Liebe CDU-Sicherheitspolitiker,
derzeit ist Ihr Berufsstand medienpräsent wie selten. Nach dem endgültigen Fall des Zugangserschwernisgesetzes und den damit drohenden Internetsperren ist die Welt nun in Gefahr, weil seit einem Jahr keine Daten der Bürger mehr auf Vorrat gesammelt werden dürfen. Unzählige Verbrechen könnten nicht aufgeklärt werden, der allseits bekannte „rechtsfreie Raum“ droht uns, und nicht zuletzt sind da immer noch die Islamisten, die uns alle töten wollen. Danke, dass die Schünemanns, Bosbachs und Krings‘ unter Ihnen uns davor gewarnt haben. Dank Herrn Schünemann wissen wir nun auch, dass ein Risiko für die Sicherheit in Deutschland im Bundeskabinett sitzt und den Doppelnamen Leutheusser-Schnarrenberger trägt.
Die anlasslose Speicherung von Vorratsdaten wurde im vergangenen Jahr vom Bundesverfassungsgericht gekippt – aus gutem Grund. Die Bundesregierung hatte damals nicht schlüssig darlegen können, wofür die Daten genutzt werden und konnte außerdem kein Sicherungskonzept für unbefugte Zugriffe vorweisen. Die eigentliche Speicherung wurde vom Gericht nicht kritisiert.

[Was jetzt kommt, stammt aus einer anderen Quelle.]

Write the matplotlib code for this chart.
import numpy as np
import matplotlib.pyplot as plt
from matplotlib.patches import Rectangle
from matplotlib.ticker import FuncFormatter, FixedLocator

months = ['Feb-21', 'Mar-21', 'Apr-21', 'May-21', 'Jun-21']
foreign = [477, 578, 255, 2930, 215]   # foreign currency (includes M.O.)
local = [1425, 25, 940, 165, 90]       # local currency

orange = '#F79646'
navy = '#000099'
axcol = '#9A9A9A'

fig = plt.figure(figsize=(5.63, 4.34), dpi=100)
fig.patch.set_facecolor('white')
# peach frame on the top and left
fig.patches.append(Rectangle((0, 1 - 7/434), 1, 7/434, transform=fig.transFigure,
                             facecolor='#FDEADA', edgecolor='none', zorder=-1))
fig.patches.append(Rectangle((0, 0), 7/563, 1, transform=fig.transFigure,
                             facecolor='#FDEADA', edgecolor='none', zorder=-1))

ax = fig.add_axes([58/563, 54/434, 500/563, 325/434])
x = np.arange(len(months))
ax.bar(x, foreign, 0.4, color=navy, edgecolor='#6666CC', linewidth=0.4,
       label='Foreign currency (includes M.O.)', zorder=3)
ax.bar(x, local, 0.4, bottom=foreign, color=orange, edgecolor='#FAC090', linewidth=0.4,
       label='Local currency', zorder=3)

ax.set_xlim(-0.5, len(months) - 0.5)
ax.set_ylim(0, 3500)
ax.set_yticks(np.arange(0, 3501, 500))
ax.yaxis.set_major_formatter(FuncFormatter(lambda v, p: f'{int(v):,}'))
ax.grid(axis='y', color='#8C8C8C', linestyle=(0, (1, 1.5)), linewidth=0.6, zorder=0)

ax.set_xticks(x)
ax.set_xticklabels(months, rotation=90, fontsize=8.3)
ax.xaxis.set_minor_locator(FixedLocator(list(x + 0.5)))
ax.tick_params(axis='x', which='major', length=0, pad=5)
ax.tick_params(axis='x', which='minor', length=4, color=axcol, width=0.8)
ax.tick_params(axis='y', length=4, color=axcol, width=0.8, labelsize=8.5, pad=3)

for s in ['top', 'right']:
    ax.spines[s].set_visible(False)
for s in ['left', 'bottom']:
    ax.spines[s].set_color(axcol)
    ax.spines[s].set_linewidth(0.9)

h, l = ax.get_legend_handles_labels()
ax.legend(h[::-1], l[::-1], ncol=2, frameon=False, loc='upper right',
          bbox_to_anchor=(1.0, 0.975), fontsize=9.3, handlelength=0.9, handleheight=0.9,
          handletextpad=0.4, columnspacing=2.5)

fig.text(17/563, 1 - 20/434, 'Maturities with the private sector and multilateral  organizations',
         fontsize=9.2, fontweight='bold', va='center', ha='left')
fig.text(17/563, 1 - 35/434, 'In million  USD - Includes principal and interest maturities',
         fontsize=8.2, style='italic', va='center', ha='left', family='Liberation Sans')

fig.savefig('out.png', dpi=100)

Jetzt, ein Jahr später, sind die Fronten noch genauso aufgestellt wie damals. Die einen lehnen die Speicherung komplett ab, weil sie massiv in Freiheitsrechte eingreift. Dank Malte Spitz wissen wir inzwischen auch, wie sehr wir vom Staat bespitzelt werden. Auf der anderen Seite gibt es aber auch keinen Versuch, die vom Gericht als unzulässig kritisierten Stellen des Gesetzes durch konforme zu ersetzen. Liebe Sicherheitspolitiker, glaubt Ihr denn, Ihr könnt das Gesetz einfach wieder in Kraft setzen und alles wäre gut?
Nehmen wir die Anforderungen des Gerichts einmal ernst. Dann müssten folgende Punkte gelöst werden
- Die Daten müssen dezentral gespeichert und mit besonderen Maßnahmen gesichert werden.

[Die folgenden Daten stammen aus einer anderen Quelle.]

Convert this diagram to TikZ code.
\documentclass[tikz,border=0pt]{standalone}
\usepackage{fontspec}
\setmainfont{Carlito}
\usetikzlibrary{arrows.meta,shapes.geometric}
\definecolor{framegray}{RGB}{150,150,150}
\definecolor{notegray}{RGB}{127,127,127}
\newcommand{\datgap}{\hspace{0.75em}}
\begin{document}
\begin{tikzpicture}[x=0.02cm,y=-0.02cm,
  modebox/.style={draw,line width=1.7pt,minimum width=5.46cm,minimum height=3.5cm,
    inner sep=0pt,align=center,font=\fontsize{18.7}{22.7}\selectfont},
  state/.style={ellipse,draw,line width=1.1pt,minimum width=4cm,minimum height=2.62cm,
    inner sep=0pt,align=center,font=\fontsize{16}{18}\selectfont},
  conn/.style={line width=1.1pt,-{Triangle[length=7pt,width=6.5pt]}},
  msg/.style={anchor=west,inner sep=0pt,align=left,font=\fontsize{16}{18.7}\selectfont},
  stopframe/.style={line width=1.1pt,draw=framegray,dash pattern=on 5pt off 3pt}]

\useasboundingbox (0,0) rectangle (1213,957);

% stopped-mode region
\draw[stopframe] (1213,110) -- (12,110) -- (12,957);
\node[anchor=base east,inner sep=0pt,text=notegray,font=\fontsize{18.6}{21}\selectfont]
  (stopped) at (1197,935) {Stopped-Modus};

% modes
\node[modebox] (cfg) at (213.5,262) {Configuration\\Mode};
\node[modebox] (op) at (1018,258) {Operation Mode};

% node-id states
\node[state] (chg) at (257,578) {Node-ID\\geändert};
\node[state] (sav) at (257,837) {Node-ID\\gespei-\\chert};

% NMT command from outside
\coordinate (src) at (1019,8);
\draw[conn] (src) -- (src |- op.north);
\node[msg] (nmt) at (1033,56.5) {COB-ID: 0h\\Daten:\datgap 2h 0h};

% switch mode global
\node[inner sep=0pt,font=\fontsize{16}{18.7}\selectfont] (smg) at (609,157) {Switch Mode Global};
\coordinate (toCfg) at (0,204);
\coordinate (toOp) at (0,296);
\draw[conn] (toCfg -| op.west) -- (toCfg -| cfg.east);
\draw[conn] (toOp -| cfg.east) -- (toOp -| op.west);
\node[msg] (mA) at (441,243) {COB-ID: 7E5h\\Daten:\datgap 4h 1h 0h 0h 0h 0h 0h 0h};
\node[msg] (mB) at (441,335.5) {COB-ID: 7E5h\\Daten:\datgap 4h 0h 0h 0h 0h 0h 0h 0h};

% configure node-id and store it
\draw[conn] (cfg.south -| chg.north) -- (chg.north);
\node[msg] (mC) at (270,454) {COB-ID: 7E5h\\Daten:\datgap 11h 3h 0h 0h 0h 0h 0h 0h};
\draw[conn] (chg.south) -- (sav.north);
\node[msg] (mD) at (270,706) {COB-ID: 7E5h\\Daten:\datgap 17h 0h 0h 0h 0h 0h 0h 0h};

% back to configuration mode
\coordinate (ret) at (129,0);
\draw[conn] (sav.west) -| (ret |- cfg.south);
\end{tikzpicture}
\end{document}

- Die Nutzung der Daten durch Behörden muss auf genau spezifizierte Fälle schwerster Kriminalität beschränkt bleiben.
Der erste Punkt lässt sich nur in Zusammenarbeit mit den Providern lösen. Bisherige Aktionen: keine.
Der zweite Punkt stößt den Sicherheitspolitikern noch ärger auf, denn „Schwerstkriminalität“ ist eng begrenzt auf Kapitalverbrechen, Verbrechen mit terroristischem Hintergrund und Kinderpornografie. In keine dieser Kategorien passen die Raubkopierer oder Internetbetrüger. Die allermeisten Muslime sind auch keine Islamisten und passen daher auch nichts ins Raster. Es sieht also schlecht aus für die angestrebten großen Fahndungserfolge durch die Vorratsdatenspeicherung. Bisherige Aktionen bei der Lösung dieses Punkts: keine.

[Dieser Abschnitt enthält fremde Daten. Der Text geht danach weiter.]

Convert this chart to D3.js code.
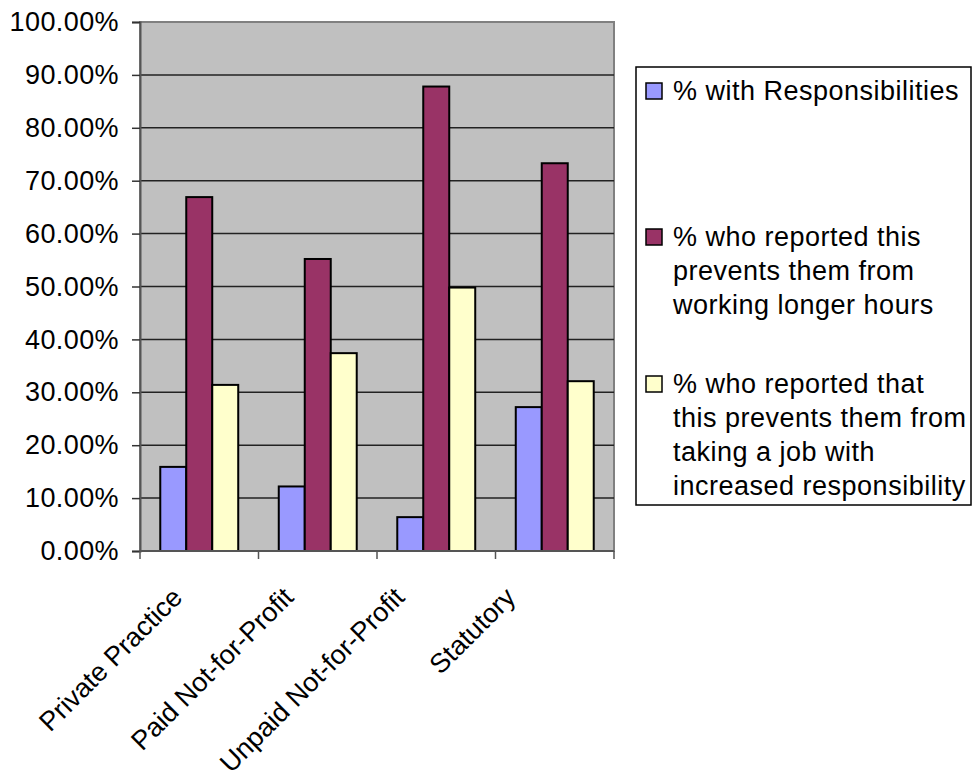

Statt dessen wird mantrahaft die Wiedereinführung der Vorratsdatenspeicherung gefordert, als sei sie die Antwort auf alle Fragen. Dabei ist längst nicht erwiesen, ob die massenhafte Sammlung von Daten über die eigenen Bürger überhaupt einen Effekt hat. Eine Sachstandsanalyse des wissenschaftlichen Dienst des Bundestags hat in der EU keine Hinweise dafür gefunden, dass eine verdachtsunabhängige Protokollierung von Nutzerspuren den Ermittlern nachweisbar bei ihrer Arbeit hilft.
„In den meisten Ländern kam es in den Jahren 2005 bis 2010 zu keinen signifikanten Änderungen der Aufklärungsquote.“
Es scheint, als gebe es den beklagten rechtsfreien Raum gar nicht. Klar ist jedoch, dass die Vorratsdatenspeicherung einen massiven Eingriff in die Freiheitsrechte der Bürger darstellt. Warum also das ganze? Damit Unbelehrbare in der CDU ruhig schlafen können?
Mein Vorrat an Geduld ist aufgebraucht. Begraben Sie das Thema, und nehmen Sie am besten das Loch, das Sie schlussendlich für das Zugangserschwernisgesetz gegraben haben. Beide Gesetze passen gut zusammen.